Zahn gives some powerful dialogue to Darth Vader in this story, possibly some of his best lines in the saga, and you can hear James Earl Jones’s voice in each delivery. Because the always angry and impatient Vader is shown as the only slightly progressed and naïve Jedi, neither incarnation is a match for the wits of the shrewd and dynamic Thrawn, Zahn’s original creation first introduced in the now mostly discarded novel Heir to the Empire. In many ways Zahn takes this novel as his opportunity to create a better, stronger, more manipulative villain than Darth Vader, a feat that is great for Thrawn but it also could be seen to minimize what has always been the saga’s #1 villain. Zahn also has an opportunity to finally give Padme a rich and heroic adventure–a sadly lacking component in George Lucas’s prequel trilogy. Yet Zahn doesn’t take full advantage of that opportunity. She is allowed to come to the aid of some tangent factions and gets a brief survival story, but her role is secondary to the two key parallel leads and unfortunately ishe s underutilized again.

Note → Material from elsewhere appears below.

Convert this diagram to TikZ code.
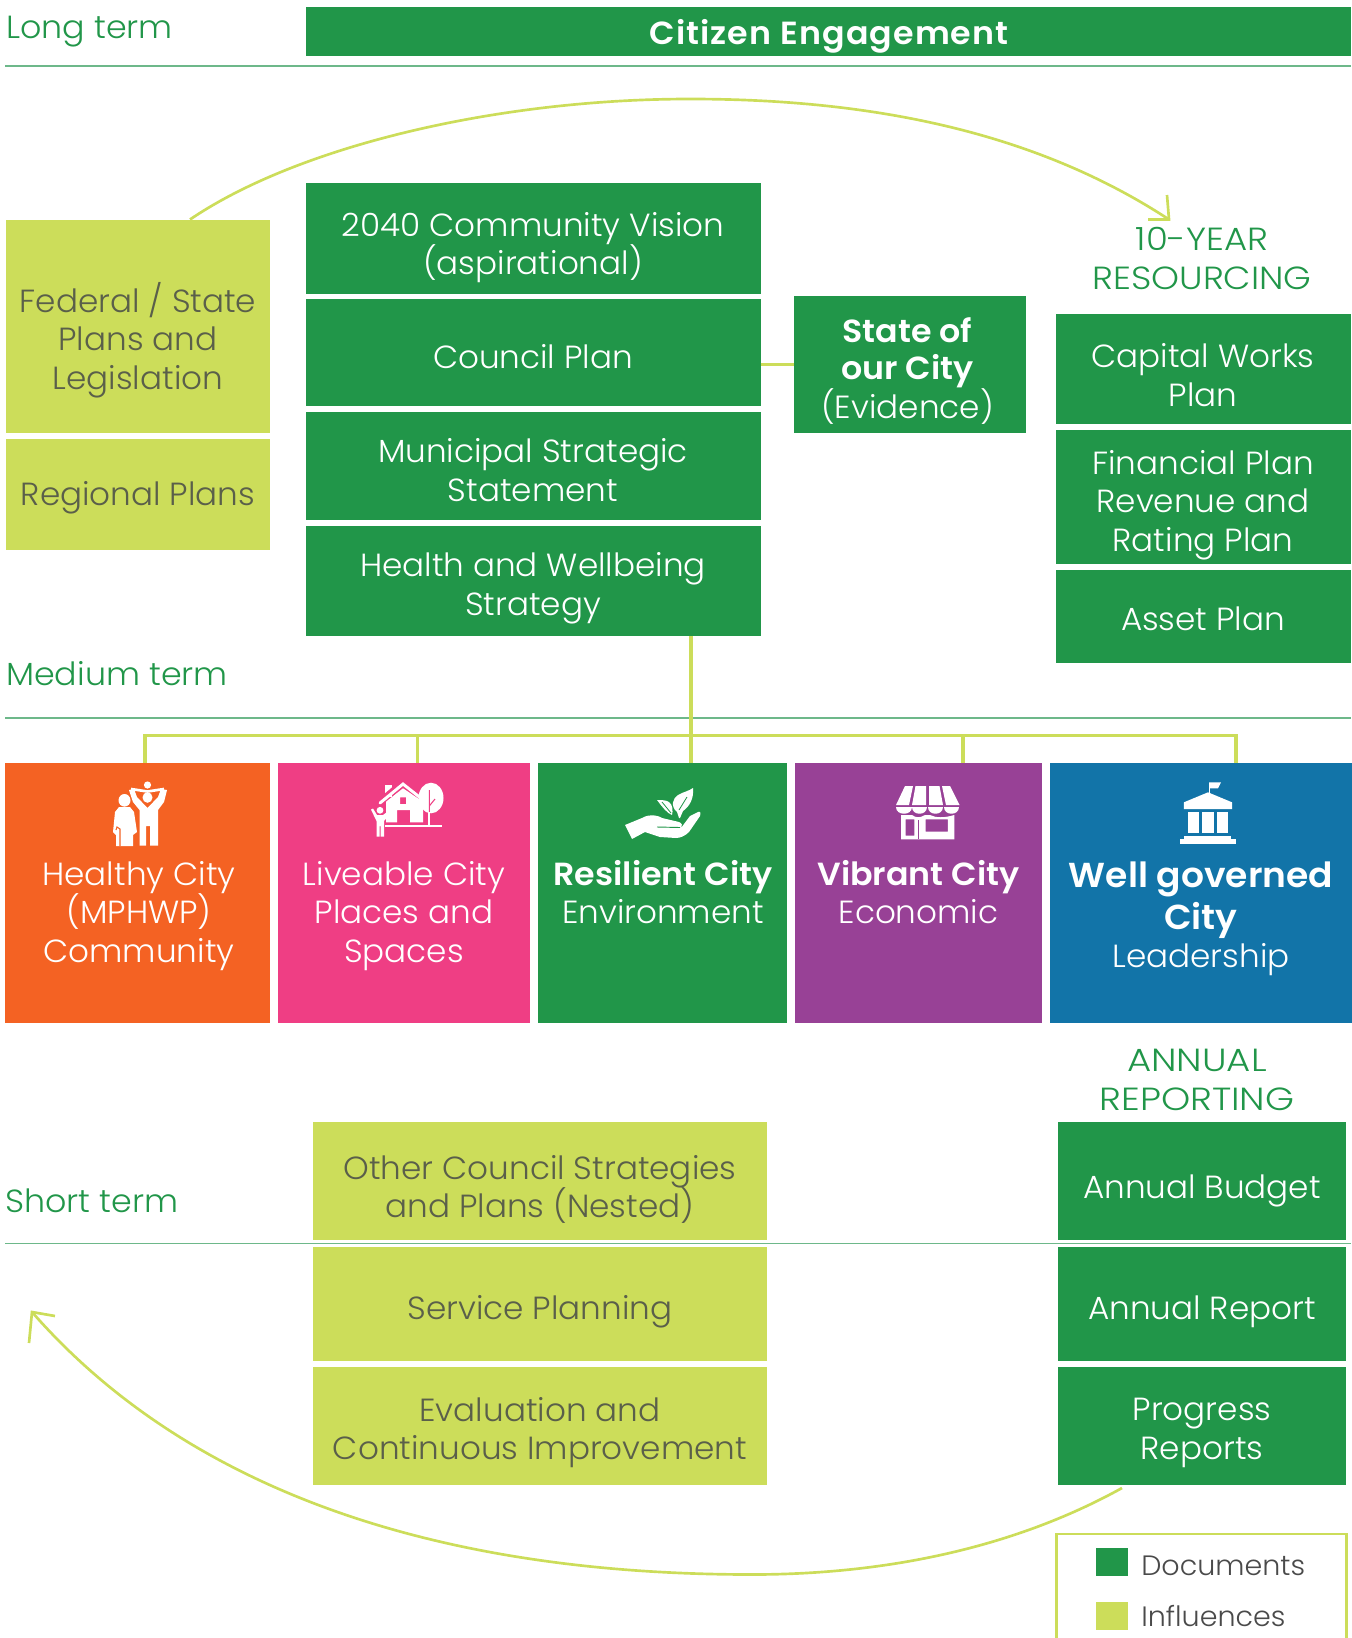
\documentclass[tikz,border=0pt]{standalone}
\usepackage{fontspec}
\setmainfont{Poppins}[UprightFont=* Light,BoldFont=* SemiBold,FakeStretch=1.02,BoldFeatures={FakeStretch=1.04}]
\newfontfamily\engfont{Poppins}[UprightFont=* SemiBold,LetterSpace=3.4,FakeStretch=1.04]
\newfontfamily\termfont{Poppins}[UprightFont=* Light,FakeStretch=1.04]
\newfontfamily\capsA{Poppins}[UprightFont=* Light,FakeStretch=1.11]
\newfontfamily\capsB{Poppins}[UprightFont=* Light,FakeStretch=1.16]
\definecolor{docgreen}{HTML}{219649}
\definecolor{inflime}{HTML}{CCDD5A}
\definecolor{hcorange}{HTML}{F46223}
\definecolor{lcpink}{HTML}{EF3E84}
\definecolor{vcpurple}{HTML}{984196}
\definecolor{wgblue}{HTML}{1274A8}
\definecolor{inftext}{HTML}{5A5F4A}
\definecolor{legtext}{HTML}{4A4A4A}
\definecolor{rulegreen}{HTML}{6DB88A}
\newcommand{\bx}[7]{\node[#6,minimum width={0.75pt*(#4-#2)},minimum height={0.75pt*(#5-#3)}] (#1) at ({(#2+#4)/2},{(#3+#5)/2}) {};}
\begin{document}
\begin{tikzpicture}[x=0.75pt,y=-0.75pt,
  base/.style={inner sep=0,outer sep=0,draw=none},
  doc/.style={base,fill=docgreen},
  infl/.style={base,fill=inflime},
  txt/.style={inner sep=0,align=center,font=\fontsize{24}{28.9}\selectfont},
  wtxt/.style={txt,text=white},
  gtxt/.style={txt,text=inftext},
  htxt/.style={txt,text=docgreen},
  link/.style={draw=inflime,line width=2.6pt},
  sweep/.style={draw=inflime,line width=2pt},
  rulel/.style={draw=rulegreen,line width=0.8pt},
  icon/.style={fill=white,draw=none}]
\useasboundingbox (0,0) rectangle (1352,1638);
% rules
\coordinate (r1a) at (5,66); \coordinate (r1b) at (1351,66);
\coordinate (r2a) at (5,718); \coordinate (r2b) at (1351,718);
\coordinate (r3a) at (5,1243.5); \coordinate (r3b) at (1351,1243.5);
\draw[rulel] (r1a)--(r1b); \draw[rulel] (r2a)--(r2b); \draw[rulel] (r3a)--(r3b);
% headings
\node[htxt,anchor=base west,font=\termfont\fontsize{24}{28.9}\selectfont] (lt) at (6,38) {Long term};
\node[htxt,anchor=base west,font=\termfont\fontsize{24}{28.9}\selectfont] (mt) at (6,685) {Medium term};
\node[htxt,anchor=base west,font=\termfont\fontsize{24}{28.9}\selectfont] (st) at (5,1212) {Short term};
% boxes
\bx{ce}{306}{7}{1351}{56}{doc}{}
\bx{v2040}{306}{183}{760.6}{293.6}{doc}{}
\bx{cp}{306}{299}{760.6}{406}{doc}{}
\bx{mss}{306}{412}{760.6}{520}{doc}{}
\bx{hws}{306}{525.5}{760.6}{636}{doc}{}
\bx{soc}{794}{296}{1026}{432.5}{doc}{}
\bx{cwp}{1056}{313.5}{1351}{424}{doc}{}
\bx{fp}{1056}{429.5}{1351}{564}{doc}{}
\bx{ap}{1056}{569.5}{1351}{662.5}{doc}{}
\bx{fed}{6}{219.5}{270}{432.5}{infl}{}
\bx{reg}{6}{439}{270}{549.6}{infl}{}
\bx{ocs}{313.4}{1122}{767}{1240}{infl}{}
\bx{sp}{313.4}{1246.5}{767}{1361}{infl}{}
\bx{eci}{313.4}{1366.6}{767}{1484.7}{infl}{}
\bx{ab}{1058}{1122}{1345.7}{1240}{doc}{}
\bx{ar}{1058}{1246.5}{1345.7}{1361}{doc}{}
\bx{pr}{1058}{1366.6}{1345.7}{1484.7}{doc}{}
\bx{hc}{5}{763}{270}{1023}{base,fill=hcorange}{}
\bx{lc}{278}{763}{530}{1023}{base,fill=lcpink}{}
\bx{rc}{538}{763}{787}{1023}{doc}{}
\bx{vc}{795}{763}{1042}{1023}{base,fill=vcpurple}{}
\bx{wc}{1050}{763}{1354}{1023}{base,fill=wgblue}{}
% connectors
\coordinate (hub) at (691,735.5);
\coordinate (hwsb) at (691,636);
\coordinate (hl) at (145,735.5); \coordinate (hr) at (1236,735.5);
\draw[link] (hwsb)--(hub);
\draw[link,line cap=rect] (hl)--(hr);
\draw[link] (hl)--(145,763);
\draw[link] (417.6,735.5)--(417.6,763);
\draw[link] (hub)--(691,763);
\draw[link] (963,735.5)--(963,763);
\draw[link] (hr)--(1236,763);
\draw[link] (cp.east |- soc.west)--(soc.west);
% sweeps
\coordinate (ts) at (190,219.5); \coordinate (tm) at (690,99); \coordinate (te) at (1169,219.5);
\coordinate (ta) at (1148,219.5); \coordinate (tb) at (1167,195);
\draw[sweep] (ts) .. controls (300,145) and (500,99) .. (tm) .. controls (880,99) and (1040,135) .. (te);
\draw[sweep] (ta)--(te)--(tb);
\coordinate (bs) at (1122,1488); \coordinate (bm) at (752,1574.5); \coordinate (be) at (32,1312);
\coordinate (ba) at (55,1316); \coordinate (bb) at (29,1343);
\draw[sweep] (bs) .. controls (1010,1550) and (880,1574.5) .. (bm) .. controls (400,1574.5) and (170,1470) .. (be);
\draw[sweep] (ba)--(be)--(bb);
% box texts
\node[wtxt,font=\engfont\fontsize{24}{28.9}\selectfont] at (829,36) {Citizen Engagement};
\node[wtxt] at (533,247.5) {2040 Community Vision\\(aspirational)};
\node[wtxt] at (533,357) {Council Plan};
\node[wtxt] at (533,470) {Municipal Strategic\\Statement};
\node[wtxt] at (533,588) {Health and Wellbeing\\Strategy};
\node[wtxt] at (907.5,371) {\textbf{State of}\\[-1pt]\textbf{our City}\\(Evidence)};
\node[htxt,font=\capsA\fontsize{24}{28.9}\selectfont] at (1202,258.5) {10-YEAR\\RESOURCING};
\node[wtxt] at (1203,375) {Capital Works\\Plan};
\node[wtxt] at (1203,505) {Financial Plan\\Revenue and\\Rating Plan};
\node[wtxt] at (1203,619) {Asset Plan};
\node[gtxt] at (138,340) {Federal / State\\Plans and\\Legislation};
\node[gtxt] at (138,498) {Regional Plans};
\node[gtxt] at (540,1189.5) {Other Council Strategies\\and Plans (Nested)};
\node[gtxt] at (540,1312) {Service Planning};
\node[gtxt] at (540,1432.5) {Evaluation and\\Continuous Improvement};
\node[htxt,font=\capsB\fontsize{24}{28.9}\selectfont] at (1197,1080) {ANNUAL\\REPORTING};
\node[wtxt] at (1202,1191) {Annual Budget};
\node[wtxt] at (1202,1312) {Annual Report};
\node[wtxt] at (1202,1433) {Progress\\Reports};
\node[wtxt] at (139,916) {Healthy City\\(MPHWP)\\Community};
\node[wtxt] at (404,916) {Liveable City\\Places and\\Spaces};
\node[wtxt] at (663,892) {\textbf{Resilient City}\\Environment};
\node[wtxt] at (918.5,892) {\textbf{Vibrant City}\\Economic};
\node[wtxt] at (1201,919) {{\fontsize{26}{31.4}\selectfont\textbf{Well governed}}\\[2pt]{\fontsize{26}{31.4}\selectfont\textbf{City}}\\[0pt]Leadership};
% legend
\coordinate (la) at (1056.7,1640); \coordinate (lb) at (1056.7,1534); \coordinate (lc) at (1346.7,1534); \coordinate (ld) at (1346.7,1640);
\draw[sweep] (la)--(lb)--(lc)--(ld);
\bx{ldoc}{1096}{1548}{1128}{1576}{doc}{}
\bx{linf}{1096}{1602}{1128}{1630}{infl}{}
\node[txt,text=legtext,anchor=base west,font=\fontsize{21}{25}\selectfont] (tdoc) at (1141,1575) {Documents};
\node[txt,text=legtext,anchor=base west,font=\fontsize{21}{25}\selectfont] (tinf) at (1141,1626) {Influences};
% icon: family
\fill[icon] (124.5,800.3) ellipse [x radius=6,y radius=6.3];
\fill[icon] (119,807)--(130,807)--(134,812)--(137,832)--(133,835)--(133,846)--(116,846)--(116,835)--(113,832)--(115,812)--cycle;
\draw[hcorange,line width=0.8pt] (120,846)--(120,829)--(117,827)--(116,830);
\fill[icon] (129,790)--(134,789)--(137,797)--(147.5,808)--(158,797)--(161,789)--(167,790)--(164,802)--(158,810)--(158,845.7)--(150,845.7)--(150,826)--(146,826)--(146,845.7)--(139.5,845.7)--(139.5,810)--(133,802)--cycle;
\fill[icon] (147.5,797.5) ellipse [x radius=5,y radius=5.3];
\fill[icon] (147.5,785) circle (3.6);
\draw[white,line width=2pt] (131,789)--(147.5,791.5)--(164,789);
% icon: house
\fill[icon] (385,785) rectangle (392,797);
\fill[icon,even odd rule] (386,801.7)--(403,788.3)--(423,801.7)--(423,822.3)--(410,822.3)--(410,810)--(397,810)--(397,822.3)--(386,822.3)--cycle (400,797.3) rectangle (406,804);
\draw[lcpink,line width=3.4pt] (376,804)--(403,781)--(431,804);
\draw[white,line width=2.2pt,line cap=round] (380,803)--(403,784)--(427,803);
\fill[icon] (431,798) ellipse [x radius=12.5,y radius=15.3];
\draw[lcpink,line width=0.8pt] (429.3,790)--(429.3,813) (429.3,806)--(435,799);
\fill[icon] (428.3,812) rectangle (430.3,826);
\fill[icon] (385,825) rectangle (441.5,827.3);
\fill[icon] (380,810.3) circle (3.4);
\fill[icon] (371,809.5)--(373,808.5)--(377,815)--(383,815)--(387,812)--(388,808.5)--(390.5,809)--(390,814)--(384,821)--(384,836.7)--(380.7,836.7)--(380.7,826)--(379.7,826)--(379.7,836.7)--(376.5,836.7)--(376.5,821)--cycle;
% icon: hand and leaves
\fill[icon] (625,825) -- (642,818) .. controls (646,815) and (656,814) .. (662,818) -- (679,822) .. controls (682,823) and (683,826) .. (681,828) -- (690,816) -- (698,812) .. controls (701,811) and (701,814) .. (700,816) -- (689,832) .. controls (685,836) and (680,838) .. (676,838) -- (660,837) -- (645,832) -- (632,839) -- cycle;
\draw[docgreen,line width=0.7pt] (657,827) -- (680,827.5);
\fill[icon] (679,818) -- (677,812) .. controls (670,806) and (673,798) .. (678,795) .. controls (683,792) and (689,791) .. (693,788) .. controls (694,798) and (690,806) .. (683,811) -- (680,818) -- cycle;
\fill[icon] (672,815) .. controls (667,813) and (663,808) .. (657,800) .. controls (661,800) and (666,800) .. (669,802) .. controls (673,805) and (673,811) .. (672,815) -- cycle;
\draw[docgreen,line width=0.6pt] (679,810)--(687,797) (671,813)--(662,802);
% icon: shop
\fill[icon] (905,786)--(913,786)--(909,805)--(896,805)--cycle;
\fill[icon] (915.5,786)--(926,786)--(926,805)--(912,805)--cycle;
\fill[icon] (929,786)--(939.5,786)--(943,805)--(929,805)--cycle;
\fill[icon] (942,786)--(950,786)--(959.5,805)--(946,805)--cycle;
\foreach \i in {0,1,2,3}{\fill[icon] ({896+\i*15.9+0.4},806.5) .. controls ({896+\i*15.9+0.4},816) and ({896+\i*15.9+15.5},816) .. ({896+\i*15.9+15.5},806.5) -- cycle;}
\fill[icon,even odd rule] (901,815) -- (912,815) .. controls (916,818) and (920,818) .. (925,815) -- (930,815) .. controls (936,818) and (944,818) .. (954.3,815) -- (954.3,839.3) -- (901,839.3) -- cycle (905.7,819.3) rectangle (914.3,835.7) (925.5,819.3) rectangle (947.8,831.7);
\draw[vcpurple,line width=0.9pt] (918.5,820)--(918.5,839.3);
% icon: civic building
\fill[icon] (1208.7,782.5) rectangle (1210.2,793);
\fill[icon] (1209,782.3)--(1221,782.3)--(1218,788.3)--(1209,788.3)--cycle;
\fill[icon] (1183.9,802.3)--(1208,792.3)--(1232,802.3)--(1232,809)--(1183.9,809)--cycle;
\fill[icon] (1188,811.7) rectangle (1199.4,832.7);
\fill[icon] (1202.4,811.7) rectangle (1214,832.7);
\fill[icon] (1216.5,811.7) rectangle (1228,832.7);
\fill[icon] (1184,836) rectangle (1231,840);
\fill[icon] (1180,839.3) rectangle (1235.5,843.7);
\end{tikzpicture}
\end{document}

I was a fan of the early 1990s Thrawn trilogy and the Thrawn of last year’s novel (reviewed here at borg), yet this new story and its incorporation of two versions of the character flesh out much more for this Sherlock Holmes-esque, blue-skinned leader of the Chiss. He has this Navy Seal operative quality, a sense of alert and acute awareness which comes as an irritation to Vader, but is quite fun for the reader. Anakin seems loosely based on Keanu Reeves in Bill and Ted’s Excellent Adventure (he says “whoa” a lot), but you probably need to credit Lucas for drawing him that way in Attack of the Clones.
Great subordinate characters include the familiar Rukh, a member of the Noghri people who has historically served as Thrawn’s chief personal lieutenant and loyal bodyguard. Bands of Vader loyalists and Thrawn loyalists sparring for military control throughout the story also present good moments. And for good or bad, a story finding Amidala taken prisoner by a band of woodsmen feels like a cross between her future daughter Princess Leia’s capture by Ewoks in Return of the Jedi, Bilbo Baggins’ encounter with the Dwarves in The Hobbit, and Snow White and the Seven Dwarfs. There’s also good humor as she volunteers to be taken prisoner, and when Anakin attempts to speak Thrawn’s name in his original language.